Columna publicada en La Tercera, 29.07.2015

¿Qué es el progreso? ¿Qué es el desarrollo? En la época de las “planificaciones globales”, las elites desarrollistas habrían dado extensas, excluyentes, y en apariencia, sofisticadas respuestas a estas preguntas. El progreso, según ellas, era avanzar hacia un determinado momento que le daba sentido a toda la historia humana. La búsqueda de ese momento hizo correr ríos de tinta. Y de sangre.

Sin embargo, nuestra modernidad no llegó producto de esas ideologías, sino de la mano de la diferenciación funcional de las distintas esferas sociales, producida por la mayor autonomía ganada por el sistema económico desde los años 70. Fue eso, y no otra cosa, lo que impulsó el desarrollo de una sociedad más compleja, capaz de producir más riqueza y solucionar los brutales problemas de hambre, desnutrición, desempleo y habitación heredados de los experimentos desarrollistas anteriores. El éxito de la modernización capitalista en ese aspecto fue tal, que hasta los enemigos de la dictadura terminaron celebrando y maximizando sus virtudes, una vez vuelta la democracia.

Con todo, este consenso pragmático se ha roto con la misma velocidad que el foco de atención ha pasado de los pobres a los grupos medios. En la medida en que la solución de los problemas más básicos se ve próximo, nuevos problemas emergen como efecto de las soluciones para los anteriores, y nuevos grupos hacen ingreso a escena.
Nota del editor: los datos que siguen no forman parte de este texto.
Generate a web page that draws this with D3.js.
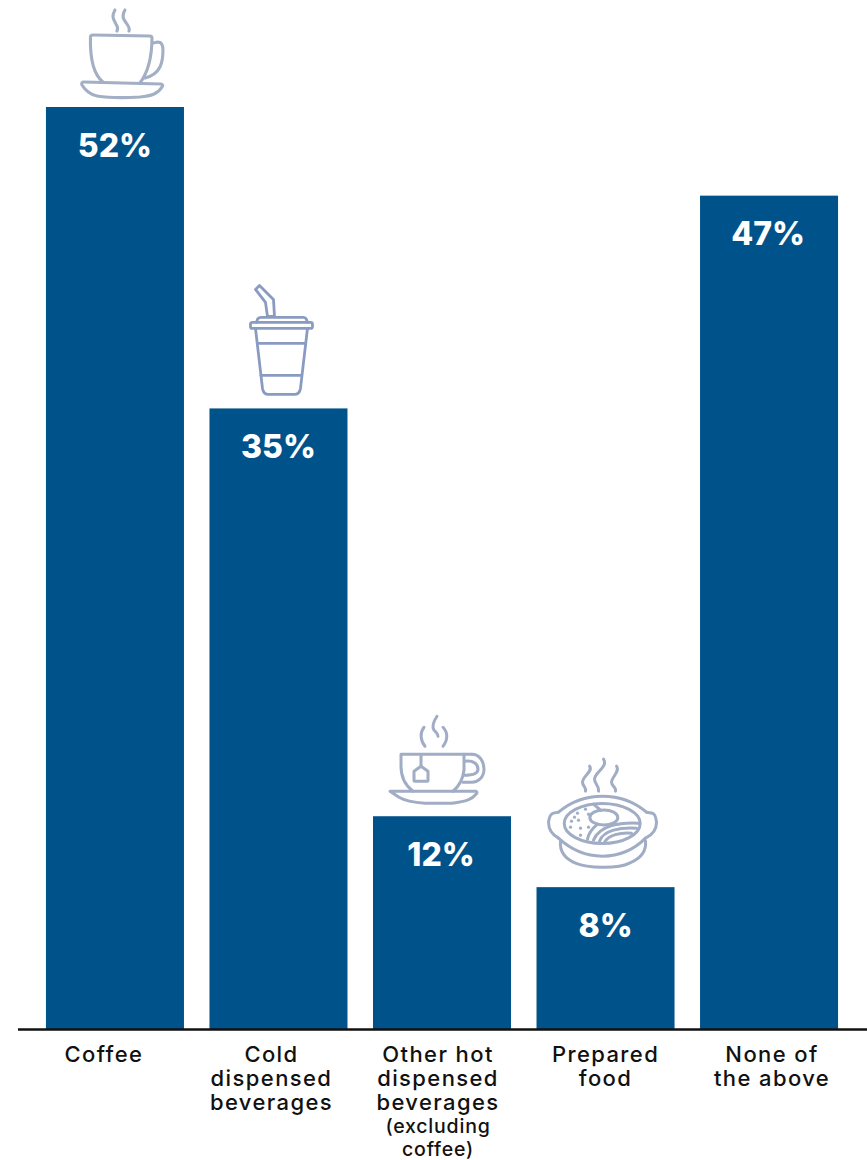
<!DOCTYPE html>
<html>
<head>
<meta charset="utf-8">
<script src="https://cdn.jsdelivr.net/npm/d3@7"></script>
<style>
  html, body { margin: 0; padding: 0; background: #fff; }
  svg { display: block; }
  text { font-family: Inter, "Open Sans", sans-serif; }
</style>
</head>
<body>
<svg id="chart" width="867" height="1160"></svg>
<script>
// Share of respondents by purchase category
const categories = ["Coffee", "Cold dispensed beverages", "Other hot dispensed beverages", "Prepared food", "None of the above"];
const shares = [52, 35, 12, 8, 47];
const labelLines = [
  ["Coffee"],
  ["Cold", "dispensed", "beverages"],
  ["Other hot", "dispensed", "beverages", "(excluding", "coffee)"],
  ["Prepared", "food"],
  ["None of", "the above"]
];

// Line-art pictograms, drawn relative to the top centre of their bar
const icons = [
  { stroke: "#a3afc5", width: 3.1, d: [
      "M-12,-25 C-22,-33 -25,-50 -24.5,-70 Q-24.5,-72 -22,-72 L35,-71 Q37,-71 37,-69 C37,-50 34,-36 25,-24",
      "M38,-64 L43,-65 Q48,-65 48,-57 C48,-45 46,-33 30,-29",
      "M-31,-25 L46,-23 Q49,-22 47,-20 C43,-13 36,-11 25,-10 C10,-9 -5,-9 -18,-11 C-24,-12 -30,-17 -33,-22 Q-34,-25 -31,-25Z",
      "M0,-97 C-4,-90 -1,-87 1,-83 C3,-80 3,-78 2,-76",
      "M10,-97 C6,-90 9,-87 12,-83 C14,-80 15,-78 14,-76"
  ]},
  { stroke: "#8a9bc2", width: 2.8, d: [
      "M-23,-119 L-19,-123 L-5,-109 L-4,-92 L-11,-92 L-13,-106Z",
      "M-22,-86 L-21,-89 Q-20,-91 -17,-91 L25,-91 Q27,-91 28,-89 L29,-86",
      "M-26,-86 L32,-86 Q34,-86 34,-84 L34,-82 Q34,-80 32,-80 L-26,-80 Q-28,-80 -28,-82 L-28,-84 Q-28,-86 -26,-86Z",
      "M-23,-80 L-16,-20 Q-15,-14 -10,-14 L16,-14 Q21,-14 22,-20 L29,-80",
      "M-21,-65 L26,-65",
      "M-17.5,-33 L22.5,-33"
  ]},
  { stroke: "#a0adc5", width: 3, d: [
      "M-29,-25 C-37,-31 -41,-40 -41,-50 L-41,-62 L30,-62",
      "M22,-62 L22,-46 C21,-38 17,-30 11,-25",
      "M30,-62 C38,-62 42,-54 42,-47 C42,-39 36,-34 30,-34 L21,-34",
      "M23,-55 C32,-56 36,-52 36,-47 C36,-43 30,-41 22,-41",
      "M-21,-60 L-21,-50",
      "M-21,-50 L-28,-45 L-28,-36 Q-28,-35 -27,-35 L-15,-35 Q-14,-35 -14,-36 L-14,-45Z",
      "M-52,-25 L34,-25 Q36,-24 34,-22 C30,-17 25,-15 10,-13 L-17,-13 C-30,-14 -38,-16 -43,-19Z",
      "M-18,-89 C-22,-84 -22,-76 -17,-70",
      "M-5,-100 C-9,-94 -10,-89 -8,-86 C-6,-84 -4,-83 -4,-80",
      "M1,-89 C6,-84 6,-76 1,-70"
  ]},
  { stroke: "#a0adc5", width: 3, d: [
      "M-47,-75 C-33,-87 -17,-91 -3,-91 C11,-91 27,-87 41,-75",
      "M-47,-75 L-52,-74 Q-56,-73 -57,-65 C-57,-58 -54,-53 -47,-49",
      "M41,-75 L47,-74 Q50,-73 51,-65 C51,-58 48,-53 40,-49",
      "M-47,-49 C-33,-36 -17,-31 -3,-31 C11,-31 27,-36 40,-49",
      "M-45,-46 C-46,-36 -42,-29 -30,-24 C-18,-19 12,-18 24,-24 C36,-29 41,-36 40,-46",
      "M-41.3,-63.7 A38,20 0 1 0 34.7,-63.7 A38,20 0 1 0 -41.3,-63.7Z",
      "M-15.7,-69.7 A14,7.5 0 1 0 12.3,-69.7 A14,7.5 0 1 0 -15.7,-69.7Z",
      "M-12,-83 L-5,-77",
      "M-8,-63 C-14,-58 -17,-54 -18,-48",
      "M33,-64 C15,-65 -6,-62 -12,-47",
      "M31,-59 C15,-60 -2,-57 -6,-46",
      "M26,-54 C15,-55 3,-52 -1,-45",
      "M-16,-121 C-12,-116 -23,-111 -23,-105 C-23,-101 -19,-100 -20,-96",
      "M-2,-128 C3,-120 -11,-115 -11,-108 C-11,-103 -6,-101 -7,-96",
      "M11,-121 C15,-116 6,-110 6,-105 C6,-101 11,-100 10,-96"
    ],
    dots: [[-28,-74],[-31,-70],[-20,-78],[-17,-73],[-34,-66],[-27,-67],[-35,-60],[-25,-59],[-17,-60],[-25,-52]]
  }
];

// Category labels sit slightly off the bar centres
const labelShift = [-11, -7, -4, 0, 3];
const valueShift = [0, 0, -1, 0, -1];

const svg = d3.select("#chart");

const x = d3.scaleBand()
  .domain(categories)
  .range([17.5, 866.5])
  .paddingInner(0.156)
  .paddingOuter(0.174);

const y = d3.scaleLinear()
  .domain([0, 52])
  .range([1029, 107]);

const barColor = "#00528a";

svg.append("g")
  .selectAll("rect")
  .data(categories)
  .join("rect")
  .attr("x", d => x(d))
  .attr("y", (d, i) => y(shares[i]))
  .attr("width", x.bandwidth())
  .attr("height", (d, i) => y(0) - y(shares[i]))
  .attr("fill", barColor);

svg.append("g")
  .selectAll("text")
  .data(categories)
  .join("text")
  .attr("x", (d, i) => x(d) + x.bandwidth() / 2 + valueShift[i])
  .attr("y", (d, i) => y(shares[i]) + 49.5)
  .attr("text-anchor", "middle")
  .attr("fill", "#fff")
  .attr("font-size", 32)
  .attr("font-weight", 800)
  .text((d, i) => shares[i] + "%");

// Pictograms above the first four bars
const iconGroups = svg.append("g")
  .selectAll("g")
  .data(icons)
  .join("g")
  .attr("transform", (d, i) => `translate(${x(categories[i]) + x.bandwidth() / 2},${y(shares[i])})`)
  .attr("fill", "none")
  .attr("stroke", d => d.stroke)
  .attr("stroke-width", d => d.width)
  .attr("stroke-linecap", "round")
  .attr("stroke-linejoin", "round");

iconGroups.selectAll("path")
  .data(d => d.d)
  .join("path")
  .attr("d", d => d);

iconGroups.selectAll("circle")
  .data(d => d.dots || [])
  .join("circle")
  .attr("cx", d => d[0])
  .attr("cy", d => d[1])
  .attr("r", 1.6)
  .attr("fill", "#a0adc5")
  .attr("stroke", "none");

// Baseline and multi-line category labels
const axis = svg.append("g")
  .attr("transform", `translate(0,${y(0)})`)
  .call(d3.axisBottom(x).tickSize(0).tickPadding(0).tickFormat(""));

axis.select(".domain")
  .attr("stroke", "#111")
  .attr("stroke-width", 2.6);

axis.selectAll(".tick text").remove();

axis.selectAll(".tick")
  .append("text")
  .attr("text-anchor", "middle")
  .attr("fill", "#111")
  .attr("font-weight", 500)
  .each(function (d, i) {
    d3.select(this).selectAll("tspan")
      .data(labelLines[i])
      .join("tspan")
      .attr("x", labelShift[i])
      .attr("y", (line, j) => j > 2 ? 81 + (j - 2) * 23 : 33 + j * 24)
      .attr("font-size", (line, j) => j > 2 ? 19.5 : 22)
      .attr("letter-spacing", (line, j) => j > 2 ? 0.8 : 1.4)
      .text(line => line);
  });
</script>
</body>
</html>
Esto revive las tentaciones ideológicas entre las desconcertadas elites políticas, pasando algunos a idolatrar al mercado (ver “Margaritaville” de Southpark), mientras otros llaman a usar al Estado como una retroexcavadora manejada por un “programa”.  

El realismo, al que todos quieren apelar hoy, consiste en recordar que lo que llamamos progreso o desarrollo es en realidad, como decía Ralf Dahrendorf, un aumento de las “oportunidades vitales” (opciones y vínculos) que los individuos pueden disfrutar por el hecho de participar de determinadas estructuras sociales. Eso, y no una aproximación a la síntesis final de la humanidad o a la realización del sentido en la historia. Tener esto en mente es lo que permitirá pensar reformas que se hagan cargo de procesar -desde el pluralismo y la tolerancia- el aumento de complejidad de nuestra sociedad, sin buscar reducirla a patadas para que calce con tal o cual ideología.

El Chile de hoy es un país mucho más diverso en cuanto a formas de vida, expectativas y aspiraciones que el de hace 10 ó 20 años. Hacerse cargo de esa complejidad exige no sólo “emparejar la cancha”, sino aceptar que se están jugando cada vez más deportes distintos. Que necesitamos, por lo tanto, más canchas (la disputa entre deportistas olímpicos y futbolistas de elite ejemplifica casi literalmente este punto) y más espacios para la manifestación y el reconocimiento de esta nueva pluralidad social. Una sociedad abierta con más oportunidades vitales. Cómo lograr esto sin abandonar a los pobres y excluidos, y utilizando Estado y mercado como herramientas y no como si fueran lechos de Procusto, son las preguntas a responder. A ver cómo nos va.